A new study has found that the protective shield fluoride forms on teeth is up to 100 times thinner than previously believed, raising the question about whether it actually works. Fluoride changes the main mineral in tooth enamel, hydroxyapatite, into a more decay resistant material called fluorapatite, but the new research found that this fluorapatite layer is only 6 nanometers thick, meaning it would take10,000 such layers to span the width of a human hair, which has scientists questioning whether a layer so thin, which is quickly worn away by ordinary chewing, can really can protect teeth from decay at all?

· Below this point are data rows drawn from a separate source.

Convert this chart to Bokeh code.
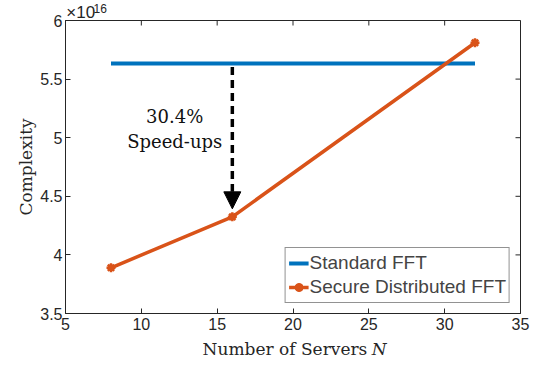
from bokeh.plotting import figure
from bokeh.models import Range1d, FixedTicker, CustomJSTickFormatter, Label, Arrow, NormalHead
from bokeh.embed import file_html
from bokeh.resources import INLINE

servers = [8, 16, 32]
standard_fft = [5.634, 5.634, 5.634]
secure_fft = [3.89, 4.325, 5.81]
x_ticks = [5, 10, 15, 20, 25, 30, 35]
y_ticks = [3.5, 4, 4.5, 5, 5.5, 6]
X0, X1 = 5, 35
Y0, Y1 = 3.5, 6

BLUE = "#0072BD"
ORANGE = "#D95319"
SANS = "Liberation Sans"
SERIF = "DejaVu Serif"
AX = "#262626"

p = figure(width=538, height=366, x_range=Range1d(X0, X1), y_range=Range1d(Y0, Y1),
           output_backend="svg", toolbar_location=None,
           min_border_left=65, min_border_right=18, min_border_top=20, min_border_bottom=53)
p.xgrid.visible = False
p.ygrid.visible = False
p.outline_line_color = AX
p.outline_line_width = 1

fmt = CustomJSTickFormatter(code="return tick.toString();")

for ax, ticks in ((p.xaxis[0], x_ticks), (p.yaxis[0], y_ticks)):
    ax.ticker = FixedTicker(ticks=ticks)
    ax.formatter = fmt
    ax.major_tick_in = 5
    ax.major_tick_out = 0
    ax.minor_tick_line_color = None
    ax.axis_line_color = AX
    ax.major_tick_line_color = AX
    ax.major_label_text_font = SANS
    ax.major_label_text_font_size = "16px"
    ax.major_label_text_color = AX
    ax.axis_label_text_font = SERIF
    ax.axis_label_text_font_style = "normal"
    ax.axis_label_text_font_size = "17px"
    ax.axis_label_text_color = AX
p.yaxis[0].axis_label = "Complexity"
p.yaxis[0].axis_label_standoff = 1
p.yaxis[0].major_label_standoff = 3
p.xaxis[0].major_label_standoff = 4

# inward ticks on the top and right edges of the box
tx = (X1 - X0) * 5 / 455
ty = (Y1 - Y0) * 5 / 293
p.segment(x0=x_ticks, y0=[Y1] * len(x_ticks), x1=x_ticks, y1=[Y1 - ty] * len(x_ticks),
          line_color=AX, line_width=1)
p.segment(x0=[X1] * len(y_ticks), y0=y_ticks, x1=[X1 - tx] * len(y_ticks), y1=y_ticks,
          line_color=AX, line_width=1)

p.line(servers, standard_fft, line_color=BLUE, line_width=4, legend_label="Standard FFT")
p.line(servers, secure_fft, line_color=ORANGE, line_width=3.5, legend_label="Secure Distributed FFT")
p.scatter(servers, secure_fft, marker="asterisk", size=9, line_color=ORANGE, line_width=2.5,
          legend_label="Secure Distributed FFT")
p.scatter(servers, secure_fft, marker="circle", size=6, line_color=ORANGE, fill_color=ORANGE,
          legend_label="Secure Distributed FFT")

p.add_layout(Arrow(x_start=16, y_start=standard_fft[1] - 0.03, x_end=16, y_end=4.393,
                   line_color="black", line_width=3.5, line_dash="8 5",
                   end=NormalHead(size=17, fill_color="black", line_color="black")))

p.add_layout(Label(x=12.2, y=5.184, text="30.4%", text_font=SERIF, text_font_size="18px",
                   text_align="center", text_baseline="middle", text_color="#111111"))
p.add_layout(Label(x=12.2, y=4.968, text="Speed-ups", text_font=SERIF, text_font_size="18px",
                   text_align="center", text_baseline="middle", text_color="#111111"))

# texts outside the frame live in side panels so they are not clipped
p.add_layout(Label(x=24.9, y=3.2, text="Number of Servers", text_font=SERIF, text_font_size="17px",
                   text_align="right", text_baseline="middle", text_color=AX), "below")
p.add_layout(Label(x=25.2, y=3.2, text="N", text_font=SERIF, text_font_size="17px",
                   text_font_style="italic", text_align="left", text_baseline="middle",
                   text_color=AX), "right")
p.add_layout(Label(x=5.05, y=6.07, text="×10", text_font=SANS, text_font_size="17px",
                   text_align="left", text_baseline="middle", text_color=AX), "above")
p.add_layout(Label(x=6.85, y=6.1, text="16", text_font=SANS, text_font_size="12px",
                   text_align="left", text_baseline="middle", text_color=AX), "left")

lg = p.legend[0]
lg.location = "bottom_right"
lg.padding = 3
lg.spacing = 0
lg.label_text_font = SANS
lg.label_text_font_size = "19px"
lg.label_standoff = 1
lg.glyph_width = 20
lg.glyph_height = 24
lg.label_height = 24
lg.border_line_color = AX
lg.border_line_width = 1
lg.background_fill_alpha = 1
lg.margin = 10

open("out.html", "w").write(file_html(p, INLINE))
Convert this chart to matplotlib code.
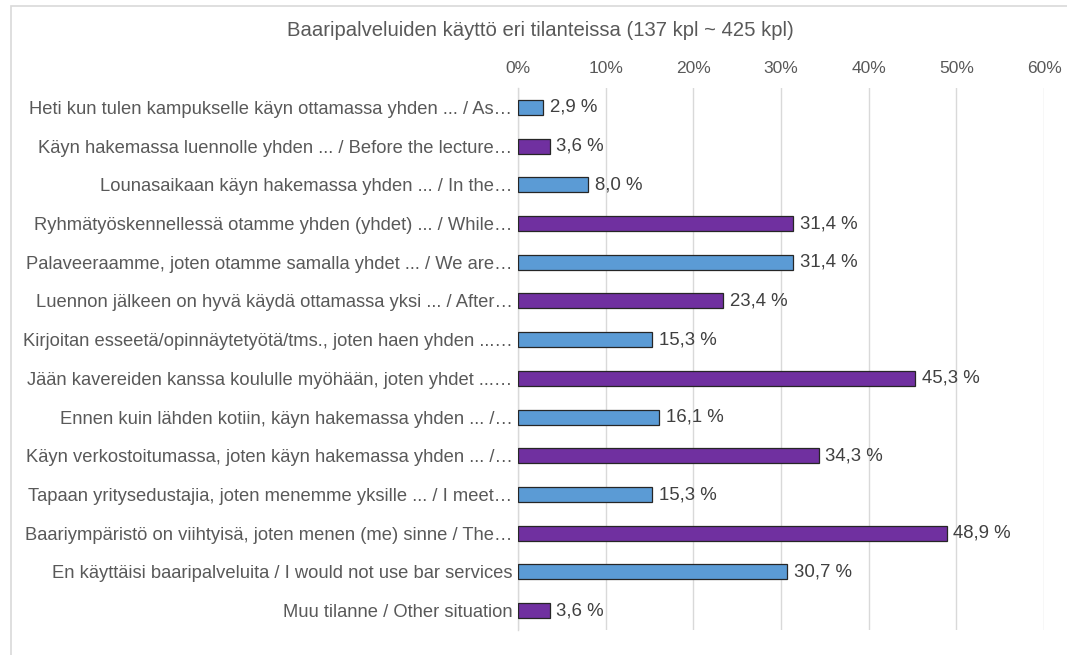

Frank Muller et al., Elemental Depth Profiling of Fluoridated Hydroxyapatite: Saving Your Dentition by the Skin of Your Teeth? Langmuir, 2010; 26 (24).
Another new study shows that exposure to fluoride in drinking water lowers children's intelligence. About 28 percent of the children in the low-fluoride area scored as bright, normal or higher intelligence compared to only 8 percent in the 'high' fluoride area ... in the high-fluoride city, 15 percent had scores indicating mental retardation compared with only 6 percent in the low-fluoride city.
San-Xiang Wang et al., Arsenic and Fluoride Exposure in Drinking Water: Children’s IQ and Growth in Shanyin County, Shanxi Province, China Institute for Prevention and Treatment of Endemic Disease, Linfen, Shanxi Province, People’s Republic of China.